5. Energy Efficiency in AHUs

Energy efficiency is a primary design consideration.

Key performance indicators include:

• Specific Fan Power (SFP)
• Heat recovery efficiency
• Pressure drop across filters
• Air leakage rates
• Coil performance

Because fan power consumption follows the cube law, reducing airflow by 20% can reduce energy consumption by nearly 50%.

Heat recovery systems significantly reduce heating demand in cold climates by reclaiming thermal energy from exhaust air.

Proper sizing and commissioning are critical to achieving projected energy performance.

While mechanical components treat air, the control system determines how efficiently the AHU operates.

Modern AHU control panels manage:

• Fan speed via Variable Speed Drives (VSDs)
• Heating and cooling valve modulation
• Damper positioning
• Static pressure regulation
• Frost protection
• CO₂-based demand ventilation
• BMS communication (BACnet/Modbus)

Advanced controls allow:

• Variable Air Volume (VAV) operation
• Static pressure reset strategies
• Temperature reset optimisation
• Energy monitoring and diagnostics

Without intelligent controls, AHUs may operate inefficiently at constant speed, increasing energy costs.

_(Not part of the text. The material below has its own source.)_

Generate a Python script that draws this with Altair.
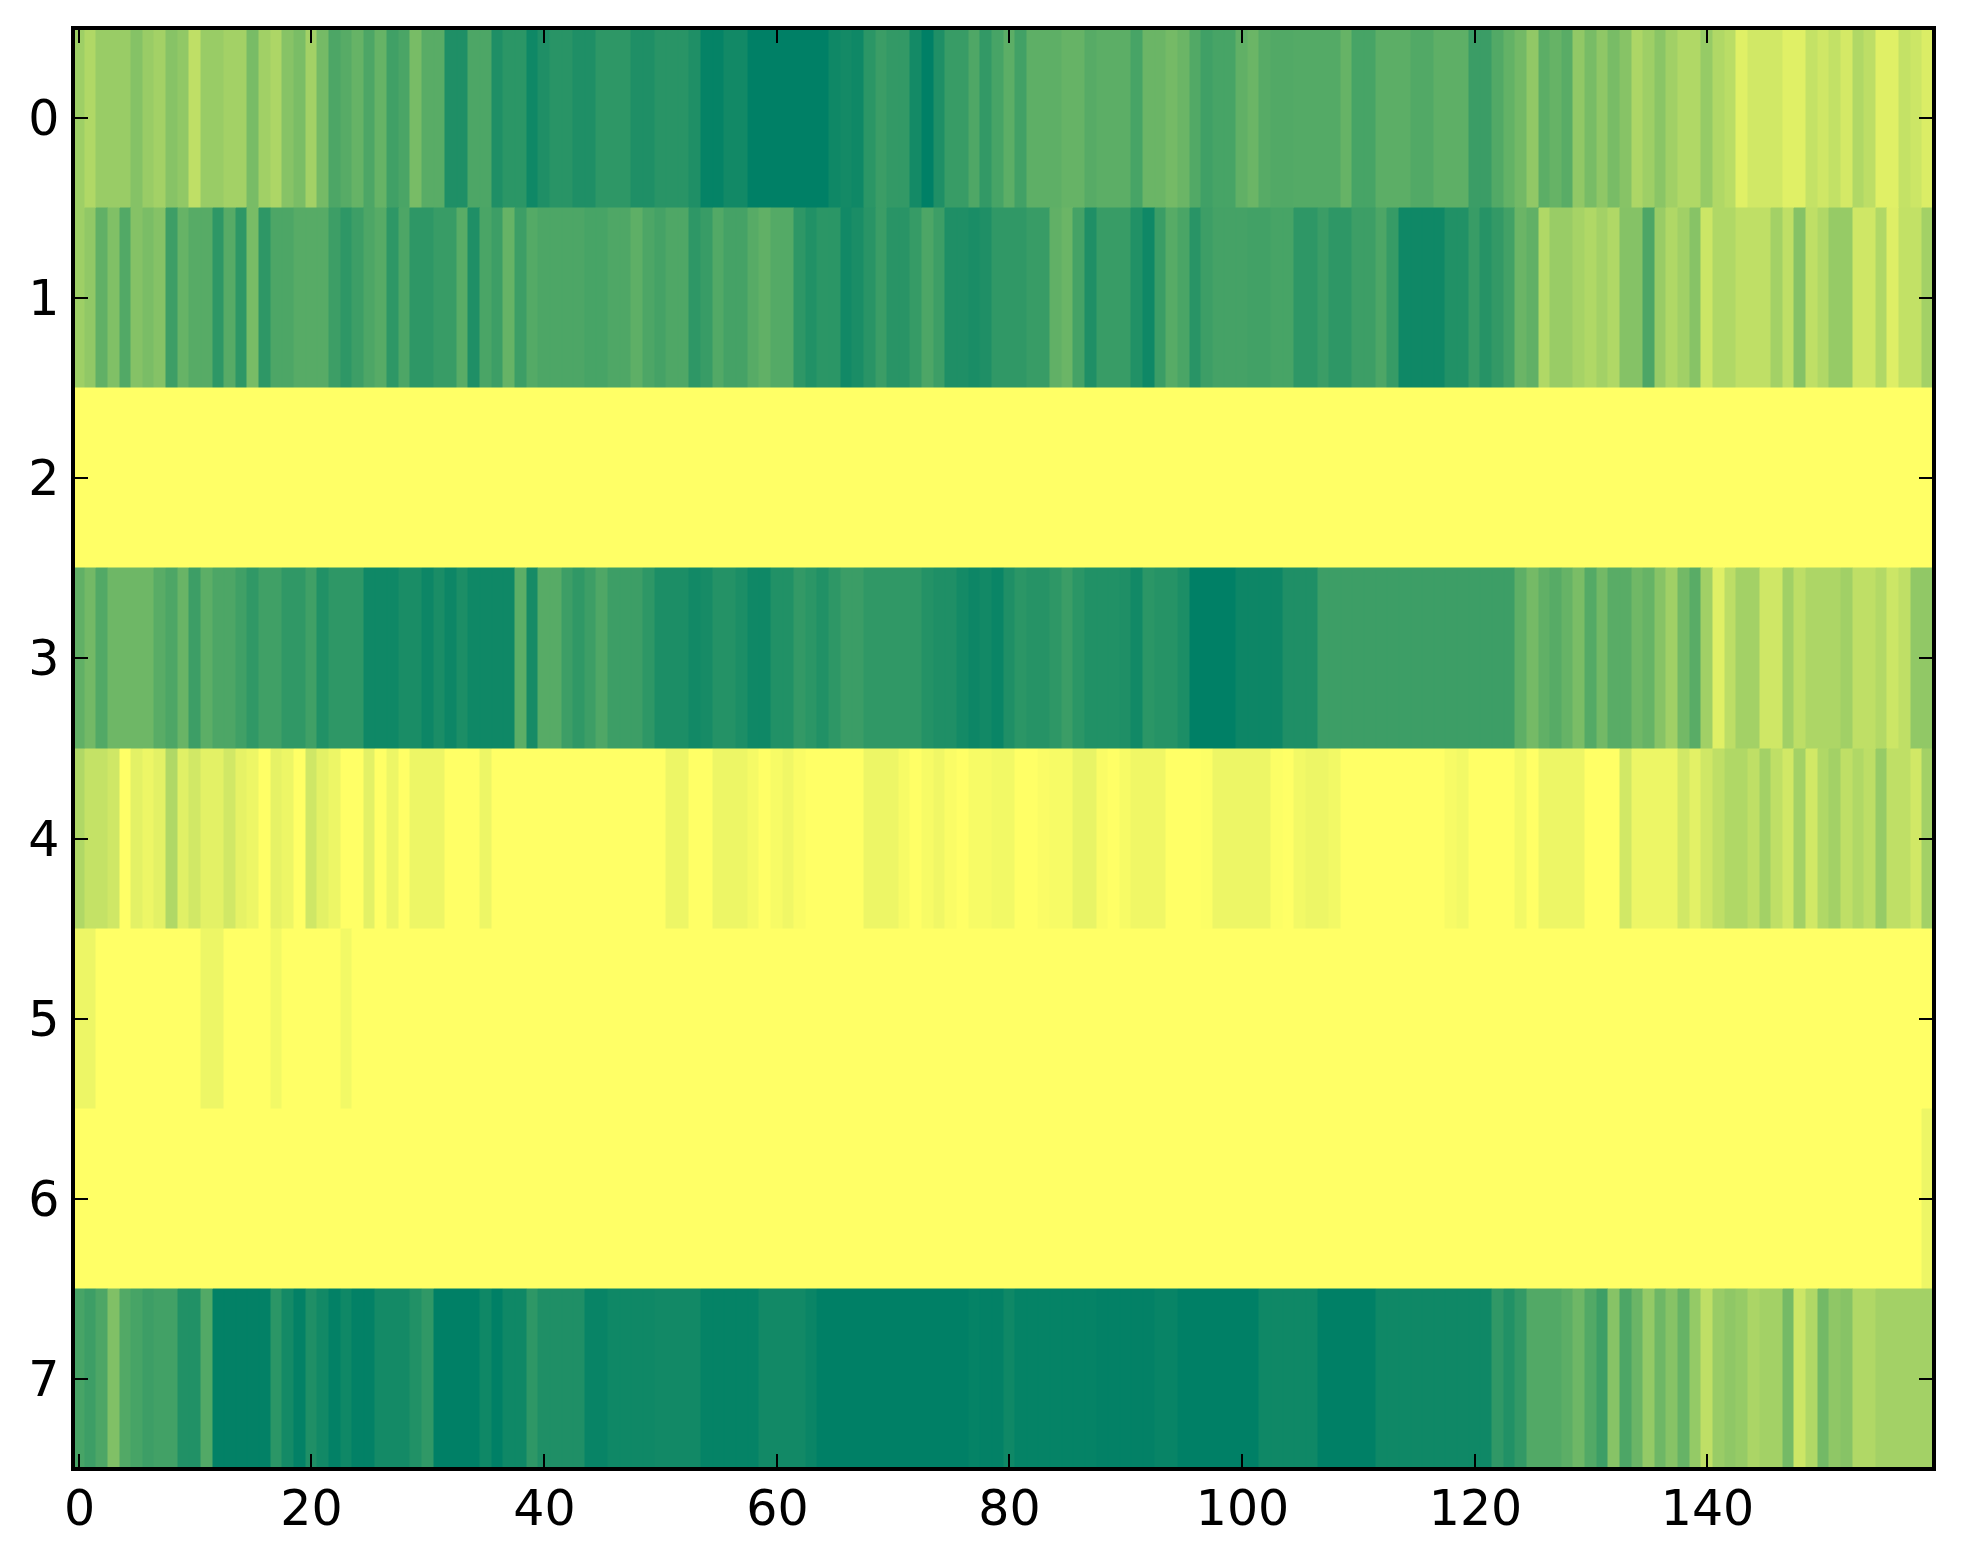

Well-designed AHU control panels ensure optimal performance, reduced energy consumption and long-term reliability.

7. Common AHU Applications

AHUs are widely used in:

• Office buildings
• Hospitals
• Schools and universities
• Airports
• Shopping centres
• Data centres
• Industrial facilities

Each application has unique airflow, filtration and control requirements.

8. FAQs About Air Handling Units

What does an AHU do?

An AHU conditions and distributes air while maintaining ventilation, temperature and air quality.

How does an AHU cool air?

It transfers heat from air to chilled water or refrigerant via a cooling coil.

Are AHUs energy efficient?

Yes, particularly when equipped with heat recovery systems and variable speed controls.

Why are AHU controls important?

Controls optimise airflow and temperature regulation, reducing energy waste and improving compliance.

9. Conclusion

Air Handling Units are central to modern ventilation and climate control systems. They combine mechanical engineering and automation to deliver consistent, clean and conditioned air across commercial and industrial spaces.

From filtration and temperature regulation to airflow management and energy optimisation, AHUs are complex systems that require careful design and commissioning.

Most importantly, while the mechanical components perform the physical air treatment, intelligent control systems ensure efficiency, reliability and compliance.

Understanding both aspects is essential for delivering high-performance HVAC systems.